ASAP-to-PSAP Now in 13 States and Surging
ASAP benefits include a reduction in the number of calls to non-911 lines, incident address errors, time per event and errors common with voice communications.
What happens when you replace 100-year-old technology with modern technology? In the case of Automated Secure Alarm Protocol (ASAP), you get improved public safety outcomes.
ASAP is designed to increase the accuracy and efficiency of calls for service from alarm companies to Public Safety Answering Points (PSAPs) by replacing a phone call with a digital message.
The ASAP service modernizes the PSAP call for service process from alarm companies, significantly reducing PSAP staff handling time.
As word of the ASAP service’s benefits has spread throughout the PSAP community, the number of PSAPs in the pipeline for implementation is growing nicely. And PSAPs that are using the service are reporting exactly the kinds of benefits that the service promised.
These ASAP benefits include a reduction in the number of calls to non-911 lines, incident address errors, time per event and errors common with voice communications. The latter can commonly include issues with sound volume level, ethnic accents and regional dialect or terminology.

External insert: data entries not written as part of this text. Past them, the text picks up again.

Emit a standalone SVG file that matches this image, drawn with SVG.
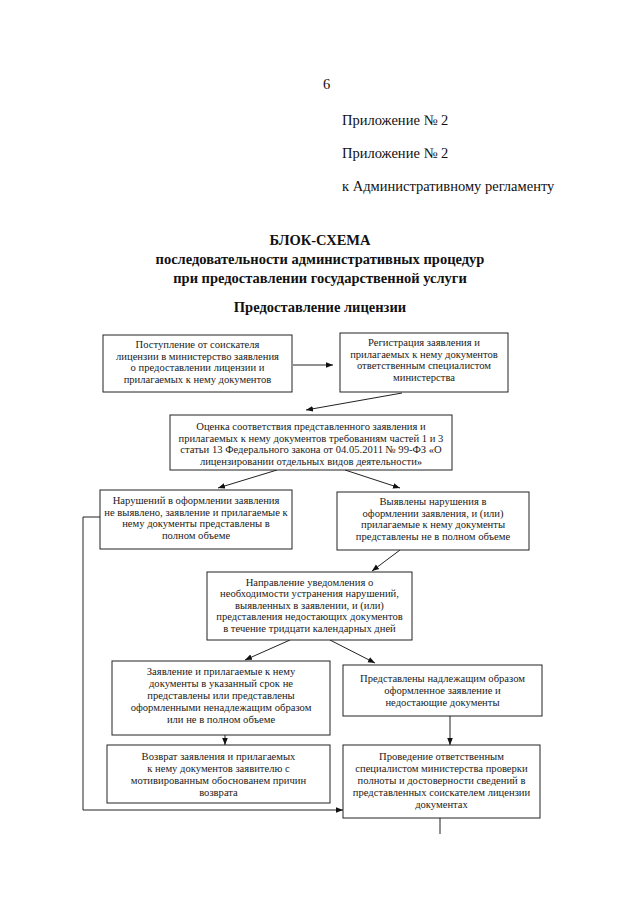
<svg xmlns="http://www.w3.org/2000/svg" width="640" height="905" viewBox="0 0 640 905">
<defs>
<style>
.h{font-family:"Liberation Serif",serif;font-size:14.5px;fill:#111}
.t{font-family:"Liberation Serif",serif;font-size:14.5px;font-weight:bold;fill:#111;text-anchor:middle}
.b{font-family:"Liberation Serif",serif;font-size:10.6px;fill:#222;text-anchor:middle}
.box{fill:#fff;stroke:#222;stroke-width:1}
.c{fill:none;stroke:#222;stroke-width:1}
</style>
<marker id="a" viewBox="0 0 10 10" refX="10" refY="5" markerWidth="7" markerHeight="7" orient="auto" markerUnits="userSpaceOnUse">
<path d="M0,1 L10,5 L0,9 z" fill="#111"/>
</marker>
</defs>
<rect width="640" height="905" fill="#fff"/>
<g id="header">
<text class="h" x="323" y="89">6</text>
<text class="h" x="342" y="125">Приложение № 2</text>
<text class="h" x="342" y="158">Приложение № 2</text>
<text class="h" x="342" y="191">к Административному регламенту</text>
<text class="t" x="320" y="245">БЛОК-СХЕМА</text>
<text class="t" x="320" y="264">последовательности административных процедур</text>
<text class="t" x="320" y="283">при предоставлении государственной услуги</text>
<text class="t" x="320" y="312">Предоставление лицензии</text>
</g>
<g id="connectors">
<line class="c" x1="293" y1="365" x2="333" y2="365" marker-end="url(#a)"/>
<line class="c" x1="402" y1="393" x2="306" y2="410" marker-end="url(#a)"/>
<line class="c" x1="277" y1="470" x2="218" y2="488" marker-end="url(#a)"/>
<line class="c" x1="345" y1="470" x2="400" y2="488" marker-end="url(#a)"/>
<line class="c" x1="400" y1="550" x2="372" y2="571" marker-end="url(#a)"/>
<line class="c" x1="290" y1="640" x2="245" y2="660" marker-end="url(#a)"/>
<line class="c" x1="330" y1="640" x2="375" y2="663" marker-end="url(#a)"/>
<line class="c" x1="225" y1="735" x2="225" y2="745" marker-end="url(#a)"/>
<line class="c" x1="450" y1="716" x2="450" y2="745" marker-end="url(#a)"/>
<polyline class="c" points="100,517 83,517 83,810 343,810" marker-end="url(#a)"/>
<line class="c" x1="440" y1="818" x2="440" y2="834"/>
</g>
<g id="n1">
<rect class="box" x="103" y="335" width="189" height="57"/>
<text class="b" x="197.5" y="348">Поступление от соискателя</text>
<text class="b" x="197.5" y="360">лицензии в министерство заявления</text>
<text class="b" x="197.5" y="371">о предоставлении лицензии и</text>
<text class="b" x="197.5" y="383">прилагаемых к нему документов</text>
</g>
<g id="n2">
<rect class="box" x="340" y="333" width="168" height="59"/>
<text class="b" x="424" y="346">Регистрация заявления и</text>
<text class="b" x="424" y="358">прилагаемых к нему документов</text>
<text class="b" x="424" y="369">ответственным специалистом</text>
<text class="b" x="424" y="381">министерства</text>
</g>
<g id="n3">
<rect class="box" x="170" y="415" width="282" height="55"/>
<text class="b" x="311" y="430">Оценка соответствия представленного заявления и</text>
<text class="b" x="311" y="442">прилагаемых к нему документов требованиям частей 1 и 3</text>
<text class="b" x="311" y="453">статьи 13 Федерального закона от 04.05.2011 № 99-ФЗ «О</text>
<text class="b" x="311" y="465">лицензировании отдельных видов деятельности»</text>
</g>
<g id="n4">
<rect class="box" x="100" y="490" width="192" height="59"/>
<text class="b" x="196" y="504">Нарушений в оформлении заявления</text>
<text class="b" x="196" y="516">не выявлено, заявление и прилагаемые к</text>
<text class="b" x="196" y="527">нему документы представлены в</text>
<text class="b" x="196" y="539">полном объеме</text>
</g>
<g id="n5">
<rect class="box" x="337" y="492" width="192" height="58"/>
<text class="b" x="433" y="505">Выявлены нарушения в</text>
<text class="b" x="433" y="517">оформлении заявления, и (или)</text>
<text class="b" x="433" y="528">прилагаемые к нему документы</text>
<text class="b" x="433" y="540">представлены не в полном объеме</text>
</g>
<g id="n6">
<rect class="box" x="207" y="572" width="205" height="68"/>
<text class="b" x="309.5" y="586">Направление уведомления о</text>
<text class="b" x="309.5" y="597">необходимости устранения нарушений,</text>
<text class="b" x="309.5" y="609">выявленных в заявлении, и (или)</text>
<text class="b" x="309.5" y="620">представления недостающих документов</text>
<text class="b" x="309.5" y="632">в течение тридцати календарных дней</text>
</g>
<g id="n7">
<rect class="box" x="112" y="661" width="218" height="74"/>
<text class="b" x="221" y="675">Заявление и прилагаемые к нему</text>
<text class="b" x="221" y="687">документы в указанный срок не</text>
<text class="b" x="221" y="699">представлены или представлены</text>
<text class="b" x="221" y="711">оформленными ненадлежащим образом</text>
<text class="b" x="221" y="723">или не в полном объеме</text>
</g>
<g id="n8">
<rect class="box" x="343" y="665" width="199" height="51"/>
<text class="b" x="442.5" y="682">Представлены надлежащим образом</text>
<text class="b" x="442.5" y="694">оформленное заявление и</text>
<text class="b" x="442.5" y="706">недостающие документы</text>
</g>
<g id="n9">
<rect class="box" x="107" y="745" width="223" height="58"/>
<text class="b" x="218.5" y="760">Возврат заявления и прилагаемых</text>
<text class="b" x="218.5" y="772">к нему документов заявителю с</text>
<text class="b" x="218.5" y="784">мотивированным обоснованем причин</text>
<text class="b" x="218.5" y="796">возврата</text>
</g>
<g id="n10">
<rect class="box" x="343" y="745" width="197" height="73"/>
<text class="b" x="441.5" y="760">Проведение ответственным</text>
<text class="b" x="441.5" y="772">специалистом министерства проверки</text>
<text class="b" x="441.5" y="784">полноты и достоверности сведений в</text>
<text class="b" x="441.5" y="796">представленных соискателем лицензии</text>
<text class="b" x="441.5" y="808">документах</text>
</g>
</svg>
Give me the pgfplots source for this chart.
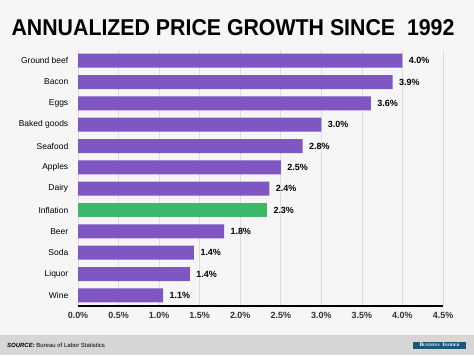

As an example of a jurisdiction experiencing success, just over a year ago Hamilton County, Tenn., became the first PSAP in the state to go live with the ASAP service. Hamilton County has recently provided efficiency metrics (Source: Tri-tech Software Systems) that will intrigue any PSAP director:
- 30 seconds total of call taker/dispatcher time on an alarm incident vs. four minutes on average prior to implementation of the ASAP service
- average of 30 minutes a day spent on alarm incidents vs. 2.5 hours on average prior to ASAP
- 184 staff hours/23 shifts (8-hour shifts) per year vs. 920 hours/115 shifts per year prior to ASAP
Collier County, Fla., reported (Source: APCO Int’l Conference, 2018) that in April, May and June 2018, call processing with the ASAP service averaged zero seconds, vs. 88.55 seconds without ASAP, and time to dispatch with ASAP was 1.55 minutes vs. 3:22 minutes without.
Overall, PSAPs report that traditional delivery of alarm calls (alarm company alert, telephone call, information gathering and unit dispatch) takes 90 seconds to 3 minutes, sometimes more; however, with ASAP the process is reduced to an average of 5 seconds!
Richmond, Va., the first PSAP to come online, reports now (Source: APCO Int’l Conference, 2018) that what was once the “worst call in the PSAP” — the call from the alarm company — is now “the most accurate and concise.”
So how does that translate into improved public safety outcomes? It is a no-brainer. Decreased processing and response times to alarm-related calls leads to increase in law enforcement apprehensions, faster response to fires, overall improved public safety.
PSAP leaders understand ASAP’s potential. Recently, Chester County, Pa., became the third in the state to implement ASAP.
“Deploying ASAP-to-PSAP is another tool for Chester County to provide our citizens with the most efficient 9-1-1 service possible,” says Director of Chester County Department of Emergency Services Robert J. Kagel. “By having the information from alarm companies being entered into the Computer-Aided-Dispatch [CAD] system we will save as much as 2-3 minutes. This will help save lives and protect property.”
With the addition of Maryland and Georgia this year, ASAP is now available in 13 states and the District of Columbia.
The Monitoring Association (TMA) is working tirelessly to further the implementation of the service nationwide through outreach to state and local public safety officials.
TMA is also working through its partnership with National Law Enforcement Telecommunications System (Nlets), which provides nationwide connectivity, and through relationships with CAD providers.
These efforts are supported financially by TMA members — alarm companies — which also see many benefits from ASAP’s improved efficiencies and life safety outcomes.
ASAP has been called a win-win for the alarm industry and public safety. There is no cost from TMA to PSAPs to use the ASAP service.
ASAP, which grew out of the relationship between TMA and APCO Int’l, is a complex endeavor. ASAP utilizes ANSI standard protocols developed cooperatively APCO and TMA.
It is a nationwide IT project, connecting dozens of separate platforms and hundreds of networks in hundreds of locations, and will ultimately connect thousands of PSAPs nationwide.
Each state has unique challenges and it hasn’t been a quick process. But once a state implements the service, activation of PSAPs within that state becomes more straightforward and communities can start reaping the benefits quickly.
TMA is seeing the predicted “domino effect” and expect the growth in ASAP adoption realized in 2018 to surge in 2019.
Jay Hauhn is Executive Director and CEO of The Monitoring Association.